The suspension of work at the Tata Motors' Nano plant in Singur was unfortunate, but it would not deter foreign investors to India on a long-term basis, Bajaj Auto chairman Rahul Bajaj said in New Delhi on Thursday.
“It's a very unfortunate thing that has happened in Singur, but I don't think that there will be any long-term effect on India's position as an investment destination,” Bajaj told reporters here on the sidelines of the annual convention of the Society of Indian Automobile Manufacturers.
“I definitely want Tata Nano to come out from Singur and I hope it will come out in October itself,” he added.
Bajaj said West Bengal chief minister Buddhadeb Bhattacharya had worked “very hard” in the last four years to secure investments in his state, and a Tata pullout could prove to be a setback for West Bengal.

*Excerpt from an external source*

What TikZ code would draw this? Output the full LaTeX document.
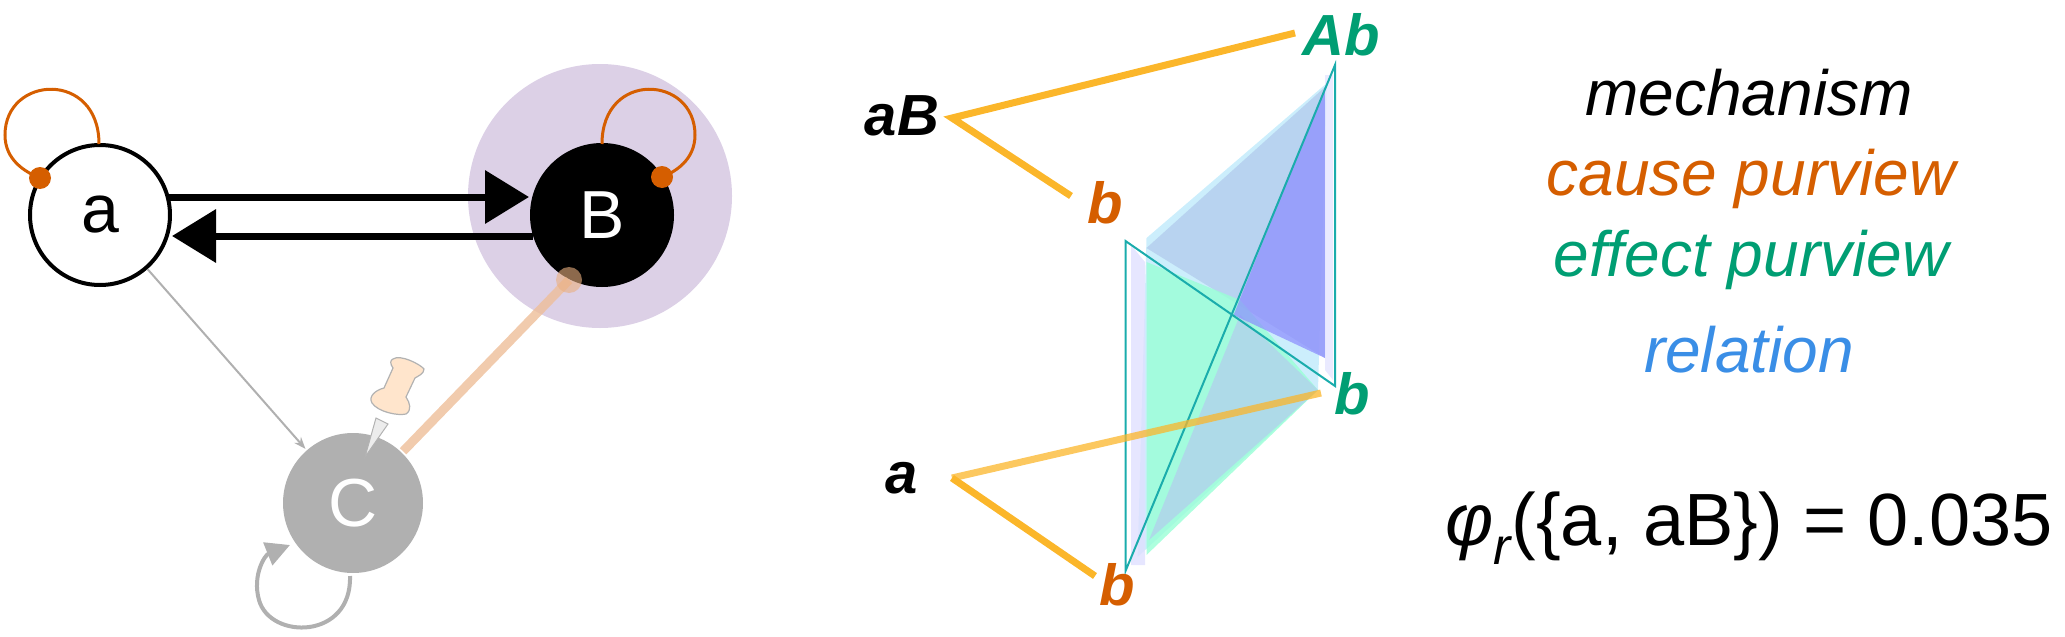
\documentclass[tikz,border=0pt]{standalone}
\usepackage{fontspec}
\setmainfont{Liberation Sans}
\usetikzlibrary{arrows.meta}
\definecolor{org}{HTML}{D55E00}
\definecolor{grn}{HTML}{009E73}
\definecolor{rel}{HTML}{3A8EE6}
\definecolor{yel}{HTML}{FBB62A}
\definecolor{teal}{HTML}{1AACAC}
\definecolor{purp}{HTML}{DCD0E6}
\definecolor{gry}{HTML}{B0B0B0}
\begin{document}
\begin{tikzpicture}[x=1pt,y=-1pt,
  unit/.style={circle,minimum size=140pt,inner sep=0pt,line width=4pt,font=\fontsize{68}{68}\selectfont},
  lbl/.style={font=\fontsize{58}{60}\selectfont\bfseries\itshape},
  leg/.style={font=\fontsize{64}{70}\selectfont\itshape},
  yl/.style={yel,line width=7pt},
  big/.style={line width=7pt,-{Triangle[length=44pt,width=52pt]}},
  oloop/.style={org,line width=3pt},
  dot/.style={circle,fill=org,inner sep=0pt,minimum size=22pt}]
\useasboundingbox (0,0) rectangle (2065,637);
% left network
\fill[purp] (600,196) circle (132);
\node[unit,draw=black,fill=white] (a) at (100,215) {a};
\node[unit,draw=black,fill=black,text=white] (B) at (602,215) {B};
\node[unit,fill=gry,text=white] (C) at (353,503) {C};
\draw[big] (169,197) -- (529,197);
\draw[big] (533,236) -- (172,236);
\draw[gry,line width=2pt,-{Stealth[length=12pt]}] (a) -- (C);
\draw[org!40,opacity=0.8,line width=9pt] (C) -- (569,280);
\node[circle,fill=org!50,opacity=0.6,minimum size=26pt,inner sep=0pt] (Bd) at (569,280) {};
% loops
\draw[oloop] (99,144) .. controls (99,70) and (5,75) .. (5,135) .. controls (5,160) and (25,172) .. (40,178);
\node[dot] (ad) at (40,178) {};
\draw[oloop] (602,144) .. controls (602,70) and (695,75) .. (695,135) .. controls (695,160) and (675,172) .. (662,177);
\node[dot] (Bdot) at (662,177) {};
\draw[gry,line width=4pt,-{Triangle[length=24pt,width=24pt]}] (350,576) .. controls (352,640) and (270,640) .. (259,600) .. controls (252,575) and (265,555) .. (290,545);
% push pin
\fill[gray!15,draw=gray!60,line width=1pt] (365,457) -- (376,418) -- (388,424) -- cycle;
\fill[orange!20,draw=gray!60,line width=1.2pt] (393,359) .. controls (400,354) and (420,364) .. (424,369) .. controls (424,374) and (418,376) .. (415,378) -- (406,397) .. controls (410,403) and (412,410) .. (406,414) .. controls (398,416) and (378,412) .. (372,403) .. controls (368,396) and (376,390) .. (384,388) -- (393,368) .. controls (390,364) and (390,360) .. (393,359) -- cycle;
% middle relation
\coordinate (T1) at (1125.5,241); \coordinate (T2) at (1125.5,571);
\coordinate (T3) at (1335,65); \coordinate (T4) at (1335,386);
\fill[cyan!25,opacity=0.8] (1146.5,238) -- (1327,83) -- (1318,390) -- (1137.6,557) -- cycle;
\fill[blue!12,opacity=0.8] (1131,245) -- (1131,565) -- (1145,565) -- (1145,262) -- cycle;
\fill[cyan!60!blue!30,opacity=0.8] (1146.5,248) -- (1325,87) -- (1325,358) -- cycle;
\fill[green!40!cyan!40,opacity=0.8] (1146.5,262) -- (1146.5,555) -- (1318,390) -- (1240,300) -- cycle;
\fill[cyan!60!blue!30,opacity=0.7] (1149,540) -- (1318,390) -- (1240,315) -- cycle;
\fill[blue!45,opacity=0.7] (1233.6,315) -- (1325,87) -- (1325,358) -- cycle;
\fill[blue!10,opacity=0.8] (1325,75) -- (1333,75) -- (1333,380) -- (1325,370) -- cycle;
\draw[teal,line width=2pt] (T1) -- (T2) -- (T3) -- (T4) -- cycle;
\node[lbl] (aB) at (902,116) {aB};
\node[lbl,text=org] (b1) at (1105,203) {b};
\node[lbl,text=grn] (Ab) at (1341,35) {Ab};
\node[lbl,text=grn] (b2) at (1352,394) {b};
\node[lbl] (a2) at (902,478) {a};
\node[lbl,text=org] (b3) at (1117,585) {b};
\coordinate (v1) at (952,118); \coordinate (v2) at (952,478);
\draw[yl] (1295,33) -- (v1) -- (1071,196);
\draw[yl] (1095,576) -- (v2);
\draw[yl,opacity=0.75] (v2) -- (1321,393);
% legend
\node[leg] (m) at (1749,93) {mechanism};
\node[leg,text=org] (cp) at (1751,179) {cause purview};
\node[leg,text=grn] (ep) at (1751,260) {effect purview};
\node[leg,text=rel] (rl) at (1749,350) {relation};
\node[font=\fontsize{74}{80}\selectfont] (f) at (1749,528) {{\itshape φ}\textsubscript{\itshape r}(\{a, aB\}) = 0.035};
\end{tikzpicture}
\end{document}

To a question that he had vested interest in the issue as Bajaj Auto had plans to launch a rival small car, Bajaj retorted: “Those who say this have selfish interest or are plain stupid. Those who say this are thieves, interested parties or plain stupid.”
“I have always advocated that nobody's land should be taken without giving a fair price and against their will. I have been saying this for the last four years to the government,” he said.

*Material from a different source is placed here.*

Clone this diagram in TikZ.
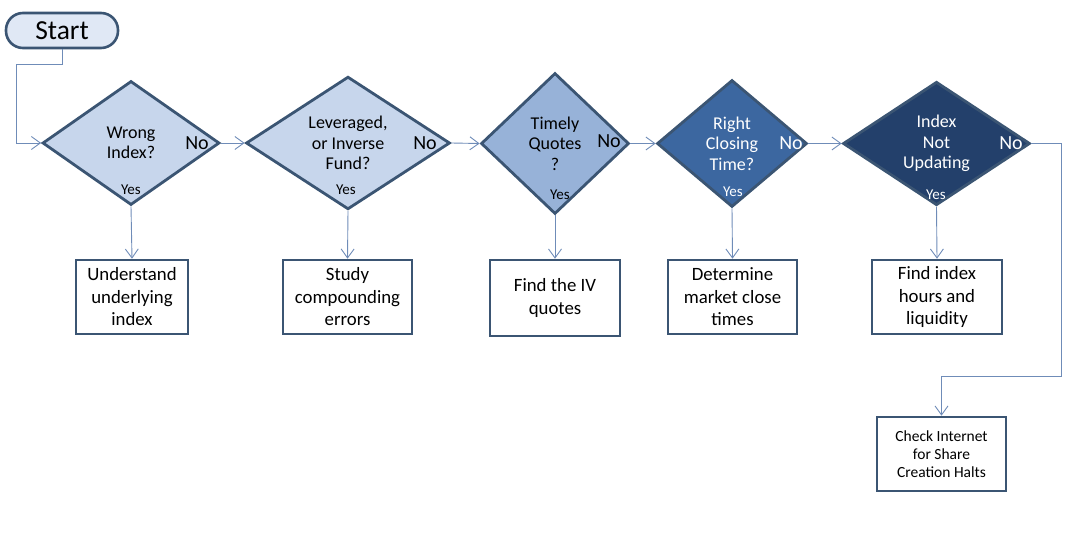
\documentclass[tikz,border=0pt]{standalone}
\usepackage{fontspec}
\setmainfont{Carlito}
\usetikzlibrary{shapes.geometric,arrows.meta}

\definecolor{edgeblue}{HTML}{3B5573}
\definecolor{linkblue}{HTML}{6F8CB8}
\definecolor{paleblue}{HTML}{C7D6EC}
\definecolor{midblue}{HTML}{97B2D8}
\definecolor{deepblue}{HTML}{3C67A0}
\definecolor{navyblue}{HTML}{23406B}

\tikzset{
  decision/.style={diamond, draw=edgeblue, line width=2.8pt, inner sep=0pt,
    align=center, font=\fontsize{18}{20.5}\selectfont},
  action/.style={rectangle, draw=edgeblue, line width=2.6pt, fill=white,
    align=center, inner sep=0pt, font=\fontsize{18.8}{22.5}\selectfont},
  flow/.style={draw=linkblue, line width=0.9pt,
    -{Straight Barb[length=9pt,width=13pt,line width=0.9pt]}},
  nolabel/.style={font=\fontsize{20}{22}\selectfont},
  yeslabel/.style={font=\fontsize{15}{17}\selectfont}
}

\begin{document}
\begin{tikzpicture}[x=1pt,y=-1pt]
\useasboundingbox (0,0) rectangle (1087,543);

% Start
\node[draw=edgeblue, line width=2.6pt, fill=paleblue!55, rounded corners=17pt,
  minimum width=112pt, minimum height=35pt, font=\fontsize{27.5}{30}\selectfont]
  (start) at (62,30.5) {Start};

% Decisions
\node[decision, fill=paleblue, minimum width=177pt, minimum height=124pt]
  (q1) at (131,143) {Wrong\\Index?};
\node[decision, fill=paleblue, minimum width=204pt, minimum height=124pt]
  (q2) at (348,143) {Leveraged,\\or Inverse\\Fund?};
\node[decision, fill=midblue, minimum width=148pt, minimum height=141pt]
  (q3) at (555,143.5) {Timely\\Quotes\\?};
\node[decision, fill=deepblue, text=white, minimum width=150pt, minimum height=127pt]
  (q4) at (732,143.5) {Right\\Closing\\Time?};
\node[decision, fill=navyblue, text=white, minimum width=187pt, minimum height=123pt]
  (q5) at (936.5,143.5) {Index\\Not\\Updating};

% No / Yes labels
\node[nolabel] (n1) at (197,143) {No};
\node[nolabel] (n2) at (425,143) {No};
\node[nolabel] (n3) at (609,141) {No};
\node[nolabel, text=white] (n4) at (791,143) {No};
\node[nolabel, text=white] (n5) at (1011,143) {No};
\node[yeslabel] (y1) at (131,190) {Yes};
\node[yeslabel] (y2) at (346,190) {Yes};
\node[yeslabel] (y3) at (560,195) {Yes};
\node[yeslabel, text=white] (y4) at (733,192) {Yes};
\node[yeslabel, text=white] (y5) at (936,195) {Yes};

% Actions
\node[action, minimum width=112pt, minimum height=74pt] (a1) at (132,297)
  {Understand\\underlying\\index};
\node[action, minimum width=129pt, minimum height=74pt] (a2) at (347.5,297)
  {Study\\compounding\\errors};
\node[action, minimum width=130pt, minimum height=76pt] (a3) at (555,298)
  {Find the IV\\quotes};
\node[action, minimum width=129pt, minimum height=74pt] (a4) at (732.5,297)
  {Determine\\market close\\times};
\node[action, minimum width=130pt, minimum height=74pt] (a5) at (937,297)
  {Find index\\hours and\\liquidity};
\node[action, minimum width=129pt, minimum height=74pt,
  font=\fontsize{15.5}{18}\selectfont] (halts) at (941.5,454)
  {Check Internet\\for Share\\Creation Halts};

% Connectors
\coordinate (bend) at (16,64);
\coordinate (turn) at (1061,376);
\draw[flow] (start.south) |- (bend) |- (q1.west);
\draw[flow] (q1.east) -- (q2.west);
\draw[flow] (q2.east) -- (q3.west);
\draw[flow] (q3.east) -- (q4.west);
\draw[flow] (q4.east) -- (q5.west);
\foreach \i in {1,...,5}
  \draw[flow] (q\i.south) -- (a\i.north);
\draw[flow] (q5.east) -| (turn) -| (halts.north);

\end{tikzpicture}
\end{document}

“Bajaj Motors itself was set up on acquired land. I am nobody to comment against it, but all I am saying that development has to take place but at the same time, people need food security.”
“I am hoping that the meeting that will take place between Mamata's (Trinamool Congress chief Mamata Banerjee's) representatives, the West Bengal government and the Governor will yield a satisfactory solution,” said Bajaj.
The government had acquired 997.11 acres of farmland in Singur, about 40 kilometres from Kolkata, and given it to Tata Motors to set up the Nano small car plant.
However, from the very onset, the project has faced resistance from various political parties over the issue of acquisition of the land.
From Aug 24, the state's principal opposition party Trinamool Congress has laid siege to the area surrounding the factory, demanding the return of 400 acres.
As a result, Tata Motors last Friday suspended work at the Nano factory for an indefinite period and signalled its readiness to pull out of the state.